Newton gave us the solution to one big piece of the puzzle, though not the entire puzzle. Einstein gave us the solution to another huge piece. But there is more still to be done, and people are working on it. Lots of people and some very brilliant people. It is likely that someone will be able to unify gravity with quantum theory. Perhaps even soon. And, as with General Relativity, the insights that will open will likely by amazing.
BTW…Thanx Mano for bringing that video to my attention. It was very informative.
How big the GPS correction gets makes a lot more sense when you realize two things:
-- All GPS calculations are based on the small differences between multiple nearly-identical values.

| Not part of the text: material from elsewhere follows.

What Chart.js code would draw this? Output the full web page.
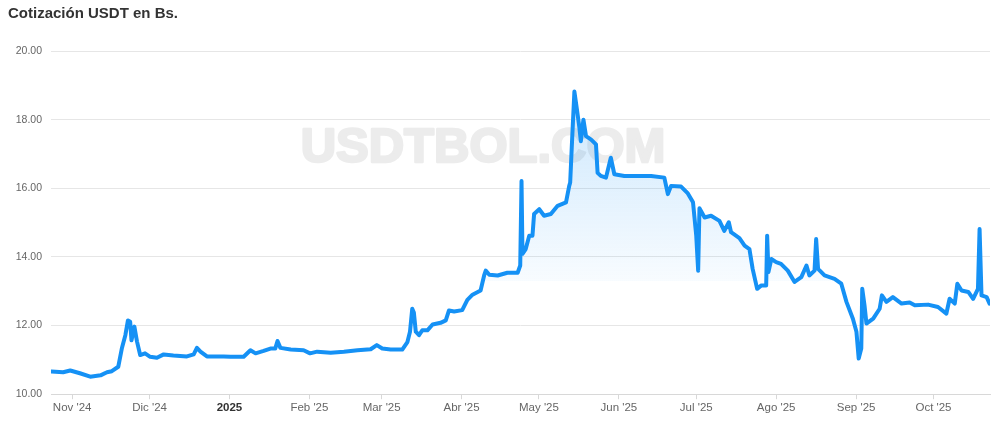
<!DOCTYPE html>
<html><head><meta charset="utf-8">
<script src="https://cdn.jsdelivr.net/npm/chart.js@4.4.1/dist/chart.umd.min.js"></script>
<style>
html,body{margin:0;padding:0;background:#fff;}
#wrap{position:relative;width:1000px;height:425px;}
#title{position:absolute;left:8px;top:4px;font:bold 15px "Liberation Sans",Arial,sans-serif;color:#333;white-space:nowrap;}
canvas{position:absolute;left:0;top:0;}
</style></head><body>
<div id="wrap"><canvas id="c" width="1000" height="425"></canvas><div id="title">Cotización USDT en Bs.</div></div>
<script>
// Observation times (local date + hour)
const dates = [
"2024-10-24 00","2024-10-28 12","2024-10-31 06","2024-11-04 00","2024-11-08 00","2024-11-12 00","2024-11-14 12","2024-11-16 09","2024-11-18 21","2024-11-20 06","2024-11-21 15","2024-11-22 15","2024-11-23 12","2024-11-24 00","2024-11-25 03","2024-11-26 03","2024-11-27 09","2024-11-29 06","2024-12-01 06","2024-12-03 21","2024-12-06 12","2024-12-10 06","2024-12-15 12","2024-12-18 03","2024-12-19 09","2024-12-20 18","2024-12-23 06","2024-12-29 18",
"2025-01-01 09","2025-01-06 12","2025-01-09 03","2025-01-11 03","2025-01-14 06","2025-01-16 21","2025-01-18 18","2025-01-19 15","2025-01-20 18","2025-01-24 18","2025-01-29 18",
"2025-02-01 06","2025-02-04 00","2025-02-09 06","2025-02-14 09","2025-02-19 15","2025-02-24 18","2025-02-27 03",
"2025-03-01 06","2025-03-04 12","2025-03-09 00","2025-03-11 00","2025-03-12 00","2025-03-12 21","2025-03-13 12","2025-03-14 06","2025-03-15 12","2025-03-16 18","2025-03-18 18","2025-03-20 18","2025-03-23 21","2025-03-25 21","2025-03-27 03","2025-03-29 03",
"2025-04-01 06","2025-04-03 06","2025-04-05 06","2025-04-08 09","2025-04-09 18","2025-04-10 09","2025-04-11 18","2025-04-15 00","2025-04-18 18","2025-04-22 18","2025-04-23 18","2025-04-24 06","2025-04-24 15","2025-04-25 21","2025-04-27 06","2025-04-28 12","2025-04-29 03",
"2025-05-01 03","2025-05-03 00","2025-05-05 15","2025-05-08 06","2025-05-11 12","2025-05-12 18","2025-05-13 03","2025-05-13 18","2025-05-14 18","2025-05-15 18","2025-05-16 15","2025-05-17 06","2025-05-18 06","2025-05-19 06","2025-05-21 06","2025-05-23 03","2025-05-23 18","2025-05-25 00","2025-05-27 00","2025-05-28 21","2025-05-30 06",
"2025-06-03 03","2025-06-08 06","2025-06-13 12","2025-06-18 15","2025-06-20 00","2025-06-21 06","2025-06-25 03","2025-06-27 18","2025-06-29 18",
"2025-07-01 00","2025-07-01 18","2025-07-02 06","2025-07-04 06","2025-07-06 18","2025-07-10 00","2025-07-11 21","2025-07-13 15","2025-07-14 12","2025-07-17 18","2025-07-19 18","2025-07-21 15","2025-07-22 21","2025-07-24 15","2025-07-26 06","2025-07-28 03","2025-07-28 12","2025-07-29 00","2025-07-30 03",
"2025-08-01 00","2025-08-02 21","2025-08-05 12","2025-08-08 03","2025-08-10 18","2025-08-12 18","2025-08-13 21","2025-08-15 21","2025-08-16 12","2025-08-17 06","2025-08-19 18","2025-08-23 15","2025-08-26 06","2025-08-28 06","2025-08-30 18",
"2025-09-01 03","2025-09-02 00","2025-09-03 00","2025-09-03 09","2025-09-04 06","2025-09-05 00","2025-09-07 15","2025-09-10 03","2025-09-11 00","2025-09-12 18","2025-09-15 06","2025-09-18 15","2025-09-21 18","2025-09-23 18","2025-09-28 21",
"2025-10-02 18","2025-10-06 00","2025-10-07 06","2025-10-09 06","2025-10-10 06","2025-10-11 21","2025-10-14 12","2025-10-16 09","2025-10-18 06","2025-10-18 21","2025-10-19 15","2025-10-21 15","2025-10-22 18"
];
// USDT price in Bs.
const prices = [
10.66,10.64,10.69,10.61,10.51,10.55,10.64,10.67,10.80,11.33,11.72,12.15,12.11,11.57,11.97,11.54,11.14,11.19,11.09,11.06,11.16,11.13,11.10,11.16,11.35,11.24,11.10,11.10,
11.09,11.09,11.28,11.19,11.26,11.33,11.33,11.55,11.35,11.30,11.28,
11.19,11.24,11.21,11.24,11.28,11.31,11.43,
11.33,11.30,11.30,11.52,11.82,12.49,12.38,11.82,11.72,11.86,11.86,12.03,12.08,12.15,12.44,12.41,
12.45,12.75,12.90,13.02,13.46,13.60,13.48,13.46,13.54,13.54,13.75,16.21,14.09,14.23,14.62,14.62,15.25,
15.39,15.20,15.25,15.49,15.59,16.07,16.17,17.23,18.82,18.29,17.81,17.37,18.00,17.52,17.42,17.28,16.45,16.36,16.31,16.89,16.41,
16.36,16.36,16.36,16.31,15.83,16.07,16.05,15.85,15.59,
14.62,13.60,15.42,15.15,15.20,15.05,14.76,15.01,14.72,14.55,14.33,14.23,13.65,13.07,13.17,13.17,14.62,13.56,13.94,
13.85,13.80,13.60,13.27,13.41,13.75,13.46,13.60,14.52,13.65,13.46,13.36,13.22,12.69,12.20,
11.82,11.04,11.33,13.07,12.59,12.06,12.20,12.49,12.88,12.69,12.83,12.64,12.67,12.59,12.61,
12.54,12.35,12.78,12.64,13.22,13.02,12.98,12.78,13.07,14.81,12.88,12.83,12.64
];
const tickDates = ["2024-11-01 00","2024-12-01 00","2025-01-01 00","2025-02-01 00","2025-03-01 00","2025-04-01 00","2025-05-01 00","2025-06-01 00","2025-07-01 00","2025-08-01 00","2025-09-01 00","2025-10-01 00"];
const tickLabels = ["Nov '24","Dic '24","2025","Feb '25","Mar '25","Abr '25","May '25","Jun '25","Jul '25","Ago '25","Sep '25","Oct '25"];
const yTicks = [10,12,14,16,18,20];
const xRange = ["2024-10-23 19","2025-10-22 22"];
const watermarkText = "USDTBOL.COM";
const fillFloor = 13.3;

function toMs(s){
  const [d,h] = s.split(" ");
  const [Y,M,D] = d.split("-").map(Number);
  return Date.UTC(Y, M-1, D, Number(h||0));
}

const points = dates.map((d,i)=>({x:toMs(d), y:prices[i]}));
const FONT = '"Liberation Sans", Arial, sans-serif';
const BLUE = '#1591f5';

const watermark = {
  id:'wm',
  beforeDatasetsDraw(chart){
    const ctx = chart.ctx; ctx.save();
    ctx.font = 'bold 49px ' + FONT;
    ctx.fillStyle = '#ececec';
    ctx.strokeStyle = '#ececec';
    ctx.lineWidth = 2.5;
    ctx.lineJoin = 'round';
    ctx.textAlign = 'center'; ctx.textBaseline = 'alphabetic';
    ctx.fillText(watermarkText, 483, 162);
    ctx.strokeText(watermarkText, 483, 162);
    ctx.restore();
  }
};

new Chart(document.getElementById('c'), {
  type:'line',
  data:{datasets:[{
    data: points,
    borderColor: BLUE,
    borderWidth: 4,
    pointRadius: 0,
    tension: 0,
    borderJoinStyle: 'round',
    borderCapStyle: 'round',
    fill: {
      target: {value: fillFloor},
      above: (c)=>{
        const {chart} = c; const {ctx, chartArea, scales} = chart;
        if(!chartArea) return 'rgba(0,0,0,0)';
        const yTop = scales.y.getPixelForValue(18.8);
        const yBot = scales.y.getPixelForValue(fillFloor);
        const g = ctx.createLinearGradient(0, yTop, 0, yBot);
        g.addColorStop(0, 'rgba(21,145,245,0.22)');
        g.addColorStop(1, 'rgba(21,145,245,0.03)');
        return g;
      },
      below: 'rgba(0,0,0,0)'
    }
  }]},
  options:{
    responsive:false, animation:false, devicePixelRatio:1,
    layout:{padding:{left:0, right:10, top:51, bottom:8}},
    plugins:{legend:{display:false}, tooltip:{enabled:false}, title:{display:false}},
    scales:{
      x:{
        type:'linear',
        min: toMs(xRange[0]), max: toMs(xRange[1]),
        afterBuildTicks(scale){ scale.ticks = tickDates.map(d=>({value:toMs(d)})); },
        ticks:{
          autoSkip:false, maxRotation:0, padding:2,
          callback:(v,i)=>tickLabels[i],
          font:(c)=>({family:FONT, size:11.5, weight: (c.tick && c.tick.label==='2025') ? 'bold' : 'normal'}),
          color:(c)=> (c.tick && c.tick.label==='2025') ? '#333' : '#666'
        },
        grid:{display:true, drawOnChartArea:false, drawTicks:true, tickLength:5, color:'#d8d8d8'},
        border:{display:true, color:'#d8d8d8', width:1}
      },
      y:{
        min:10, max:20,
        afterBuildTicks(scale){ scale.ticks = yTicks.map(v=>({value:v})); },
        afterFit(scale){ scale.width = 51; },
        ticks:{padding:9, color:'#666', font:{family:FONT, size:10.5}, callback:(v)=>Number(v).toFixed(2)},
        grid:{color:'#e6e6e6', drawTicks:false, lineWidth:1},
        border:{display:false}
      }
    }
  },
  plugins:[watermark]
});
</script>
</body></html>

Literally you get your position because the satellites in theory all have synchronized clocks, but the satellites that are further away will have their signals take longer to get to you, so you’ll see an earlier timestamp on the clock.

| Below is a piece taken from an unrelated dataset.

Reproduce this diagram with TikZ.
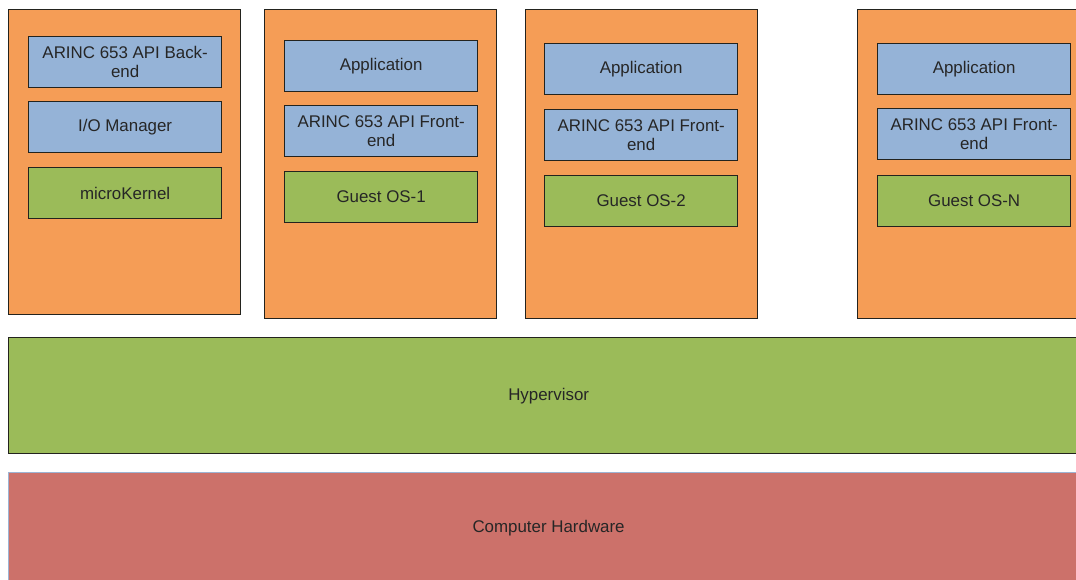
\documentclass[tikz,border=0pt]{standalone}
\usepackage{fontspec}
\setmainfont{Liberation Sans}
\definecolor{partorange}{RGB}{245,157,86}
\definecolor{apiblue}{RGB}{149,179,215}
\definecolor{osgreen}{RGB}{155,187,89}
\definecolor{hwred}{RGB}{204,113,106}
\definecolor{hwedge}{RGB}{157,180,211}
\definecolor{edgegray}{RGB}{35,35,30}

\begin{document}
\begin{tikzpicture}[x=1pt, y=-1pt,
    partition/.style={rectangle, draw=edgegray, line width=1.3pt, fill=partorange,
        minimum width=232pt, minimum height=305pt, anchor=north west, inner sep=0pt},
    layer/.style={rectangle, draw=edgegray, line width=1.3pt,
        minimum width=193pt, minimum height=51pt, anchor=north west, inner sep=0pt,
        align=center, text=black!85, font=\fontsize{16.9}{19.5}\selectfont},
    api/.style={layer, fill=apiblue},
    guest/.style={layer, fill=osgreen},
    band/.style={rectangle, anchor=north west, minimum width=1080pt, inner sep=0pt,
        text=black!85, font=\fontsize{16.9}{19.5}\selectfont}
]
    \useasboundingbox (0,0) rectangle (1076,579);

    % partitions
    \node[partition] (p0) at (8,9) {};
    \node[partition, minimum height=309pt] (p1) at (264,9) {};
    \node[partition, minimum height=309pt] (p2) at (525,9) {};
    \node[partition, minimum height=309pt] (pn) at (857,9) {};

    % system partition
    \node[api] (backend) at (28,36) {ARINC 653 API Back-\\end};
    \node[api] (iomgr) at (28,101) {I/O Manager};
    \node[guest] (ukernel) at (28,167) {microKernel};

    % guest partitions
    \node[api] (app1) at (284,40) {Application};
    \node[api] (front1) at (284,105) {ARINC 653 API Front-\\end};
    \node[guest] (os1) at (284,171) {Guest OS-1};

    \node[api] (app2) at (544,43) {Application};
    \node[api] (front2) at (544,109) {ARINC 653 API Front-\\end};
    \node[guest] (os2) at (544,175) {Guest OS-2};

    \node[api] (appn) at (877,43) {Application};
    \node[api] (frontn) at (877,108) {ARINC 653 API Front-\\end};
    \node[guest] (osn) at (877,175) {Guest OS-N};

    % lower layers
    \node[band, draw=edgegray, line width=1.3pt, fill=osgreen, minimum height=116pt]
        (hyper) at (8,337) {Hypervisor};
    \node[band, draw=hwedge, line width=1.2pt, fill=hwred, minimum height=112pt]
        (hw) at (8,472) {Computer Hardware};
\end{tikzpicture}
\end{document}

-- 1μs at the speed of light is about 300m.
This is made worse by the fact that the satellites usually only send the last several digits of their timestamp rather than the whole thing, so large enough errors can start wrapping around.
Even if you don’t have to compare against a local reference (and you don’t as long as you can see four satellites), the gravitational field around the Earth isn’t a fixed static thing, and the satellites aren’t all in perfect circular orbits. Errors accumulate at slightly different rates for each of them depending on which parts of the earth they’re flying over at which parts of their orbits.
(I worked with somebody who did their thesis on gravitational anomalies in the Earth’s crust and the resulting perturbations on satellite orbits. Sure, most of the time it doesn’t make enough of a difference to worry about. GPS is one of the few cases where it does. There’s a reason the GPS system is considered by some to be the world’s largest real-time ongoing test of General Relativity.)
I just realized that I never read the first post on the subject. No idea how I missed it. There’s a common misconception in one of the comments, about mass supposedly increasing with speed. I posted a comment on that, if anyone’s interested.